Debt, Arms and Nuclear Power Are Key to German Renaissance

The collapse of Germany’s deeply unloved and dysfunctional three-party coalition offers Europe’s biggest economy an opportunity for political and economic renewal. Two important questions arise: Will Germany put aside political squabbles and grab its golden opportunity. And if so, what can and should it do?

On the first point, I’m not entirely confident. On the second, there’s no shortage of bold and sensible ideas — reforming Germany’s debt brake to fund investment, stemming an exodus of capital and properly funding the country’s military are obvious places to start.

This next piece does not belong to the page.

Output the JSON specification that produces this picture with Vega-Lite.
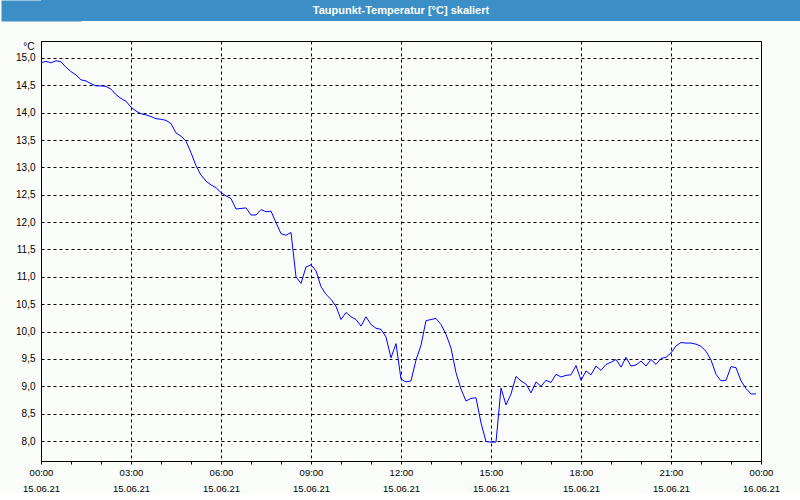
{
  "$schema": "https://vega.github.io/schema/vega-lite/v6.json",
  "background": "#fafcfa",
  "padding": 0,
  "spacing": 19,
  "config": {
    "font": "Liberation Sans",
    "view": {"stroke": "#000000", "strokeWidth": 1}
  },
  "vconcat": [
    {
      "width": 760,
      "height": 21,
      "view": {"fill": "#3c8fc6", "stroke": null},
      "data": {"values": [{"label": "Taupunkt-Temperatur [°C] skaliert"}]},
      "mark": {"type": "text", "color": "#ffffff", "font": "Liberation Sans", "fontWeight": "bold", "fontSize": 11, "baseline": "middle", "align": "center", "dx": -20},
      "encoding": {
        "text": {"field": "label", "type": "nominal"},
        "y": {
          "datum": 0,
          "type": "quantitative",
          "scale": {"domain": [-1, 1], "nice": false},
          "axis": {
            "title": null,
            "labels": false,
            "ticks": false,
            "grid": false,
            "domain": true,
            "domainColor": "#3c8fc6",
            "domainWidth": 80,
            "minExtent": 0,
            "maxExtent": 0
          }
        }
      }
    },
    {
      "width": 720,
      "height": 420,
      "data": {
        "values": [
          {"m": 0, "v": 14.91}, {"m": 10, "v": 14.94}, {"m": 20, "v": 14.91}, {"m": 30, "v": 14.95},
          {"m": 40, "v": 14.93}, {"m": 50, "v": 14.83}, {"m": 60, "v": 14.75}, {"m": 70, "v": 14.69},
          {"m": 80, "v": 14.60}, {"m": 90, "v": 14.58}, {"m": 100, "v": 14.53}, {"m": 110, "v": 14.49},
          {"m": 120, "v": 14.49}, {"m": 130, "v": 14.48}, {"m": 140, "v": 14.43}, {"m": 150, "v": 14.33},
          {"m": 160, "v": 14.26}, {"m": 170, "v": 14.21}, {"m": 180, "v": 14.10}, {"m": 190, "v": 14.03},
          {"m": 200, "v": 13.98}, {"m": 210, "v": 13.96}, {"m": 220, "v": 13.93}, {"m": 230, "v": 13.89},
          {"m": 240, "v": 13.88}, {"m": 250, "v": 13.86}, {"m": 260, "v": 13.80}, {"m": 270, "v": 13.63},
          {"m": 280, "v": 13.57}, {"m": 290, "v": 13.48}, {"m": 300, "v": 13.27}, {"m": 310, "v": 13.03},
          {"m": 320, "v": 12.86}, {"m": 330, "v": 12.75}, {"m": 340, "v": 12.68}, {"m": 350, "v": 12.63},
          {"m": 360, "v": 12.54}, {"m": 370, "v": 12.48}, {"m": 380, "v": 12.43}, {"m": 390, "v": 12.24},
          {"m": 400, "v": 12.25}, {"m": 410, "v": 12.26}, {"m": 420, "v": 12.13}, {"m": 430, "v": 12.13},
          {"m": 440, "v": 12.23}, {"m": 450, "v": 12.19}, {"m": 460, "v": 12.20}, {"m": 470, "v": 11.99},
          {"m": 480, "v": 11.79}, {"m": 490, "v": 11.76}, {"m": 500, "v": 11.81}, {"m": 510, "v": 11.00},
          {"m": 520, "v": 10.88}, {"m": 530, "v": 11.18}, {"m": 540, "v": 11.22}, {"m": 550, "v": 11.11},
          {"m": 560, "v": 10.82}, {"m": 570, "v": 10.68}, {"m": 580, "v": 10.59}, {"m": 590, "v": 10.46},
          {"m": 600, "v": 10.22}, {"m": 610, "v": 10.35}, {"m": 620, "v": 10.27}, {"m": 630, "v": 10.22},
          {"m": 640, "v": 10.10}, {"m": 650, "v": 10.27}, {"m": 660, "v": 10.13}, {"m": 670, "v": 10.06},
          {"m": 680, "v": 10.04}, {"m": 690, "v": 9.90}, {"m": 700, "v": 9.52}, {"m": 710, "v": 9.78},
          {"m": 720, "v": 9.13}, {"m": 730, "v": 9.08}, {"m": 740, "v": 9.10}, {"m": 750, "v": 9.48},
          {"m": 760, "v": 9.75}, {"m": 770, "v": 10.20}, {"m": 780, "v": 10.22}, {"m": 790, "v": 10.24},
          {"m": 800, "v": 10.13}, {"m": 810, "v": 9.95}, {"m": 820, "v": 9.70}, {"m": 830, "v": 9.25},
          {"m": 840, "v": 8.95}, {"m": 850, "v": 8.73}, {"m": 860, "v": 8.78}, {"m": 870, "v": 8.79},
          {"m": 880, "v": 8.33}, {"m": 890, "v": 7.99}, {"m": 900, "v": 7.98}, {"m": 910, "v": 7.98},
          {"m": 920, "v": 8.97}, {"m": 930, "v": 8.66}, {"m": 940, "v": 8.86}, {"m": 950, "v": 9.18},
          {"m": 960, "v": 9.10}, {"m": 970, "v": 9.04}, {"m": 980, "v": 8.88}, {"m": 990, "v": 9.08},
          {"m": 1000, "v": 9.00}, {"m": 1010, "v": 9.11}, {"m": 1020, "v": 9.07}, {"m": 1030, "v": 9.22},
          {"m": 1040, "v": 9.17}, {"m": 1050, "v": 9.20}, {"m": 1060, "v": 9.21}, {"m": 1070, "v": 9.38},
          {"m": 1080, "v": 9.11}, {"m": 1090, "v": 9.28}, {"m": 1100, "v": 9.21}, {"m": 1110, "v": 9.37},
          {"m": 1120, "v": 9.29}, {"m": 1130, "v": 9.40}, {"m": 1140, "v": 9.44}, {"m": 1150, "v": 9.49},
          {"m": 1160, "v": 9.35}, {"m": 1170, "v": 9.53}, {"m": 1180, "v": 9.37}, {"m": 1190, "v": 9.39},
          {"m": 1200, "v": 9.46}, {"m": 1210, "v": 9.37}, {"m": 1220, "v": 9.49}, {"m": 1230, "v": 9.40},
          {"m": 1240, "v": 9.51}, {"m": 1250, "v": 9.53}, {"m": 1260, "v": 9.61}, {"m": 1270, "v": 9.74},
          {"m": 1280, "v": 9.80}, {"m": 1290, "v": 9.79}, {"m": 1300, "v": 9.79}, {"m": 1310, "v": 9.77},
          {"m": 1320, "v": 9.73}, {"m": 1330, "v": 9.64}, {"m": 1340, "v": 9.48}, {"m": 1350, "v": 9.22},
          {"m": 1360, "v": 9.10}, {"m": 1370, "v": 9.11}, {"m": 1380, "v": 9.36}, {"m": 1390, "v": 9.34},
          {"m": 1400, "v": 9.10}, {"m": 1410, "v": 8.96}, {"m": 1420, "v": 8.86}, {"m": 1430, "v": 8.86}
        ]
      },
      "mark": {"type": "line", "color": "#0000ff", "strokeWidth": 1, "interpolate": "linear"},
      "encoding": {
        "x": {
          "field": "m",
          "type": "quantitative",
          "scale": {"domain": [0, 1440], "nice": false, "zero": false},
          "axis": {
            "title": null,
            "values": [0, 60, 120, 180, 240, 300, 360, 420, 480, 540, 600, 660, 720, 780, 840, 900, 960, 1020, 1080, 1140, 1200, 1260, 1320, 1380, 1440],
            "labelExpr": "datum.value % 180 == 0 ? [format(floor(datum.value / 60) % 24, '02d') + ':00', datum.value == 1440 ? '16.06.21' : '15.06.21'] : ''",
            "labelOverlap": false,
            "labelFlush": false,
            "labelFont": "Liberation Sans",
            "labelFontSize": 9.5,
            "labelColor": "#000000",
            "labelPadding": 3,
            "labelLineHeight": 16,
            "labelBaseline": "top",
            "tickSize": 3,
            "tickColor": "#000000",
            "domain": false,
            "grid": true,
            "gridColor": "#000000",
            "gridDash": [3, 3],
            "gridOpacity": {"condition": {"test": "datum.value % 180 == 0", "value": 1}, "value": 0}
          }
        },
        "y": {
          "field": "v",
          "type": "quantitative",
          "scale": {"domain": [7.635, 15.31], "nice": false, "zero": false},
          "axis": {
            "title": "°C",
            "titleAngle": 0,
            "titleAlign": "right",
            "titleBaseline": "middle",
            "titleX": -7,
            "titleY": 5,
            "titleFont": "Liberation Sans",
            "titleFontSize": 10,
            "titleFontWeight": "normal",
            "titleColor": "#000000",
            "values": [8, 8.5, 9, 9.5, 10, 10.5, 11, 11.5, 12, 12.5, 13, 13.5, 14, 14.5, 15],
            "labelExpr": "replace(format(datum.value, '.1f'), '.', ',')",
            "labelFont": "Liberation Sans",
            "labelFontSize": 10,
            "labelColor": "#000000",
            "labelPadding": 6,
            "ticks": false,
            "domain": false,
            "grid": true,
            "gridColor": "#000000",
            "gridDash": [3, 3],
            "minExtent": 40,
            "maxExtent": 40
          }
        }
      }
    }
  ]
}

While the leader of the opposition conservatives, Friedrich Merz, is most likely to become Germany’s next chancellor, the CDU/CSU is polling at around 32% and can’t govern alone. The increasing fragmentation of German politics — first via the rise of the far-right Alternative for Germany and more recently the far-left, anti-migrant Alliance Sahra Wagenknecht — makes coalition building especially tricky.

Merz, a business-friendly Atlanticist with a famously short fuse, rightly rules out governing with the AfD; meantime, the business-friendly Free Democrats are polling so badly they might fall below the 5% hurdle required to get seats in parliament. Hence Germany’s next government is likely to be another coalition of uncomfortable bedfellows, with the conservatives ruling either with Social Democrats or the Greens among the possibilities. After the, at times, maddening political ructions of the past three years, I wouldn’t blame voters for fearing we’d then be back to the same tired debates and lack of political consensus.

Merz is clear-eyed about the threats to German prosperity, but I worry much of the electorate still doesn’t fully appreciate the mess the country is in. It’s tempting for them to view Germany’s economical troubles as cyclical, when the reality is they are structural and therefore difficult to fix.

A combination of weak productivity growth, decrepit infrastructure and an aging workforce means economic output risks stagnating for years to come. Meanwhile, the country’s traditional industries — above all its automotive companies — face massive threats to their competitiveness. Even Volkswagen AG, which long prioritized job preservation over making money, is considering closing German factories.